Diehard horror fans know that the Scream franchise exists well beyond the movies. The television series of the same name aired for three seasons, but the driving force of the third run was initially very different.
Through their chat with Bloody Disgusting, season 2 showrunners Michael Gans and Richard Register have revealed their original intentions for the third and fourth seasons.
In season 3, fans would have seen Willa Fitzgerald’s Emma returning to Lakewood, despite trying to leave her hometown and start over somewhere far away after the murders began again.

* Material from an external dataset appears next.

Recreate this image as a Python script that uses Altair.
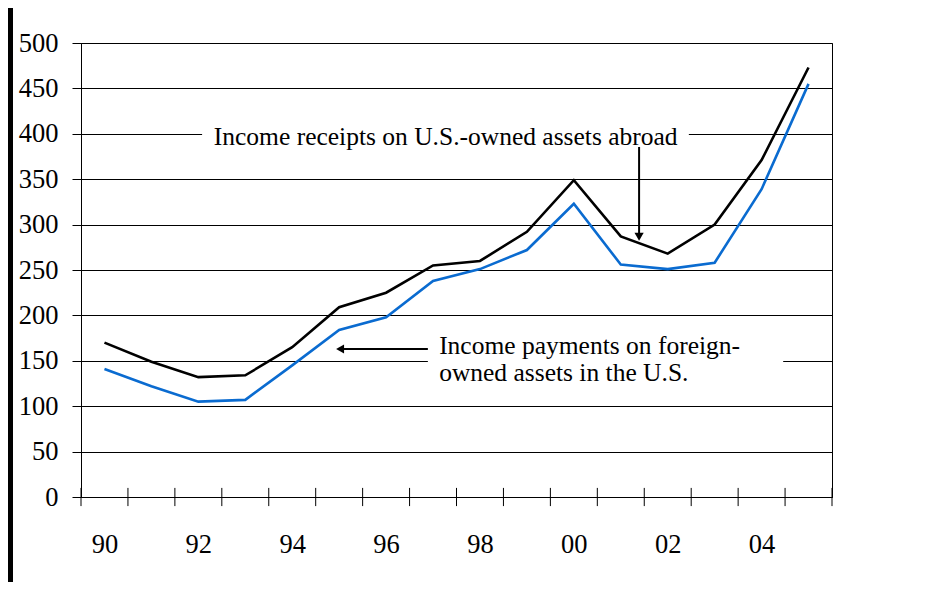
import altair as alt
import pandas as pd

# ---- data ----
years = list(range(1990, 2006))
receipts = [170, 149, 132, 134, 165, 209, 225, 255, 260, 292, 349, 287, 268, 300, 371, 473]
payments = [141, 122, 105, 107, 145, 184, 198, 238, 251, 272, 323, 256, 251, 258, 339, 455]
series = ["receipts", "payments"]
series_colors = ["#000000", "#0a6bd0"]
y_tick_values = list(range(0, 501, 50))
x_label_years = [1990, 1992, 1994, 1996, 1998, 2000, 2002, 2004]

# annotations (data coordinates)
ann1_text = ["Income receipts on U.S.-owned assets abroad"]
ann1_x = [1997.27]
ann1_y = [396]
ann2_text = ["Income payments on foreign-", "owned assets in the U.S."]
ann2_x = [1997.13, 1997.13]
ann2_y = [166.6, 136.2]

# white label boxes
box_x = [1992.08, 1996.89]
box_x2 = [2002.45, 2004.46]
box_y = [384, 112]
box_y2 = [416, 182]

# arrows
arrow1_x = [2001.39]
arrow1_y = [385.5]
arrow1_y2 = [288]
arrow1_head_y = [286.5]
arrow2_y = [163]
arrow2_x = [1996.89]
arrow2_x2 = [1995.1]
arrow2_head_x = [1995.02]

FONT = "Liberation Serif"

df = pd.DataFrame({
    "year": years * 2,
    "value": receipts + payments,
    "series": [series[0]] * len(years) + [series[1]] * len(years),
})
boundaries = [years[0] - 0.5 + i for i in range(len(years) + 1)]
ticks_df = pd.DataFrame({"x": boundaries, "y": [-10] * len(boundaries), "y2": [10] * len(boundaries)})

x_scale = alt.Scale(domain=[years[0] - 0.5, years[-1] + 0.5], nice=False, zero=False)
y_scale = alt.Scale(domain=[0, 500], nice=False, zero=True)

x_axis = alt.Axis(
    values=x_label_years, labelExpr="substring(toString(datum.value), 2, 4)",
    grid=False, ticks=False, tickSize=0, domain=True, domainColor="black", domainWidth=1,
    labelPadding=34, labelFont=FONT, labelFontSize=26.5, labelColor="black", title=None,
)
y_axis = alt.Axis(
    values=y_tick_values, grid=True, gridColor="black", gridWidth=1, gridOpacity=1,
    ticks=True, tickSize=9, tickColor="black", tickWidth=1, domain=True, domainColor="black",
    labelPadding=14, labelFont=FONT, labelFontSize=26.5, labelColor="black", title=None,
)

lines = alt.Chart(df).mark_line(strokeWidth=2.6).encode(
    x=alt.X("year:Q", scale=x_scale, axis=x_axis),
    y=alt.Y("value:Q", scale=y_scale, axis=y_axis),
    color=alt.Color("series:N", scale=alt.Scale(domain=series, range=series_colors), legend=None),
    detail="series:N",
)

boxes = alt.Chart(pd.DataFrame({"x": box_x, "x2": box_x2, "y": box_y, "y2": box_y2})).mark_rect(
    color="white"
).encode(
    x=alt.X("x:Q", scale=x_scale, axis=x_axis), x2="x2:Q",
    y=alt.Y("y:Q", scale=y_scale, axis=y_axis), y2="y2:Q",
)

xticks = alt.Chart(ticks_df).mark_rule(color="black", strokeWidth=1).encode(
    x=alt.X("x:Q", scale=x_scale, axis=x_axis),
    y=alt.Y("y:Q", scale=y_scale, axis=y_axis), y2="y2:Q",
)

arrow1 = alt.Chart(pd.DataFrame({"x": arrow1_x, "y": arrow1_y, "y2": arrow1_y2})).mark_rule(
    color="black", strokeWidth=2
).encode(
    x=alt.X("x:Q", scale=x_scale, axis=x_axis),
    y=alt.Y("y:Q", scale=y_scale, axis=y_axis), y2="y2:Q",
)
head1 = alt.Chart(pd.DataFrame({"x": arrow1_x, "y": arrow1_head_y})).mark_point(
    shape="triangle-down", filled=True, color="black", size=85, opacity=1
).encode(
    x=alt.X("x:Q", scale=x_scale, axis=x_axis),
    y=alt.Y("y:Q", scale=y_scale, axis=y_axis),
)
arrow2 = alt.Chart(pd.DataFrame({"x": arrow2_x, "x2": arrow2_x2, "y": arrow2_y})).mark_rule(
    color="black", strokeWidth=2
).encode(
    x=alt.X("x:Q", scale=x_scale, axis=x_axis), x2="x2:Q",
    y=alt.Y("y:Q", scale=y_scale, axis=y_axis),
)
head2 = alt.Chart(pd.DataFrame({"x": arrow2_head_x, "y": arrow2_y})).mark_point(
    shape="triangle-left", filled=True, color="black", size=85, opacity=1
).encode(
    x=alt.X("x:Q", scale=x_scale, axis=x_axis),
    y=alt.Y("y:Q", scale=y_scale, axis=y_axis),
)

text1 = alt.Chart(pd.DataFrame({"x": ann1_x, "y": ann1_y, "t": ann1_text})).mark_text(
    font=FONT, fontSize=25.5, color="black", align="center", baseline="middle"
).encode(
    x=alt.X("x:Q", scale=x_scale, axis=x_axis),
    y=alt.Y("y:Q", scale=y_scale, axis=y_axis),
    text="t:N",
)
text2 = alt.Chart(pd.DataFrame({"x": ann2_x, "y": ann2_y, "t": ann2_text})).mark_text(
    font=FONT, fontSize=25.5, color="black", align="left", baseline="middle"
).encode(
    x=alt.X("x:Q", scale=x_scale, axis=x_axis),
    y=alt.Y("y:Q", scale=y_scale, axis=y_axis),
    text="t:N",
)

# decorative black bar on the left edge of the figure
side_bar = alt.Chart(pd.DataFrame({"k": [0]})).mark_rect(color="black").encode(
    x=alt.value(-73), x2=alt.value(-68), y=alt.value(-35), y2=alt.value(560),
)

chart = alt.layer(
    boxes, lines, xticks, arrow1, head1, arrow2, head2, text1, text2, side_bar
).properties(
    width=751, height=454,
    padding={"left": 73, "top": 35, "right": 90, "bottom": 85},
    autosize=alt.AutoSizeParams(type="none"),
    background="white",
).configure_view(stroke="black", strokeWidth=1)

chart.save("out.html", embed_options={"renderer": "svg", "actions": False})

That idea makes sense within the context of the show, with Lakewood acting as the small screen’s Woodsboro, positioning Emma as the ‘final girl’.
As the third season progressed, fans would have started to experience something Scream has become famous for, with plans to take things in a meta direction. Emma returning home means the killings continue, and we’d have seen the other surviving characters from seasons 1 and 2 dealing with their trauma and pain.
They also had a precise idea for a plot point — providing a callback to one of the most iconic horror films ever made, and it included a character that ended up dying in the show’s Halloween special.
“We pitched this kind of Silence of the Lambs thing. Someone was doing the killings at Kieran’s bidding, and the only person he would tell what was going on to was Emma. So she came in, and they had to sit face-to-face, and meanwhile, people are being killed. So they’re in a race against time to stop this from happening, all the while she’s sitting with him.”
As everyone works through the continued sense of turmoil, things get twisted, the lines between guilty and innocent begin blurring, and the characters keep dying. Soon, it appears as if everyone fans grew to love is being killed off, and that’s when one uttered word changes everything: “Cut.”
That’s right, all of those deaths were nothing more than the filming of Scream: The Television Series, at least until the actor playing Kiernan is killed for real as he returns to his dressing room.
The fourth season pitch drove that idea home, and left room for anyone in the Scream universe to join the storyline.
“Willa Fitzgerald, Bex Taylor-Klaus, and John Karna all track a real life version of the Lakewood 6 that was stolen and woven into the series by the desperate original writer.”
A Ghostface-inspired slasher would have started targeting those involved in the Scream mythology, before the meta plot-point further expands. So why didn’t that idea happen? Why did the third season begin again with a completely new cast and storyline?
Gans and Register said that MTV wasn’t as on board with the idea as they were; they saw the storyline as a betrayal to fans, although that remains up for debate. If you’ve yet to watch the Scream TV series — you can see all three seasons on Netflix now.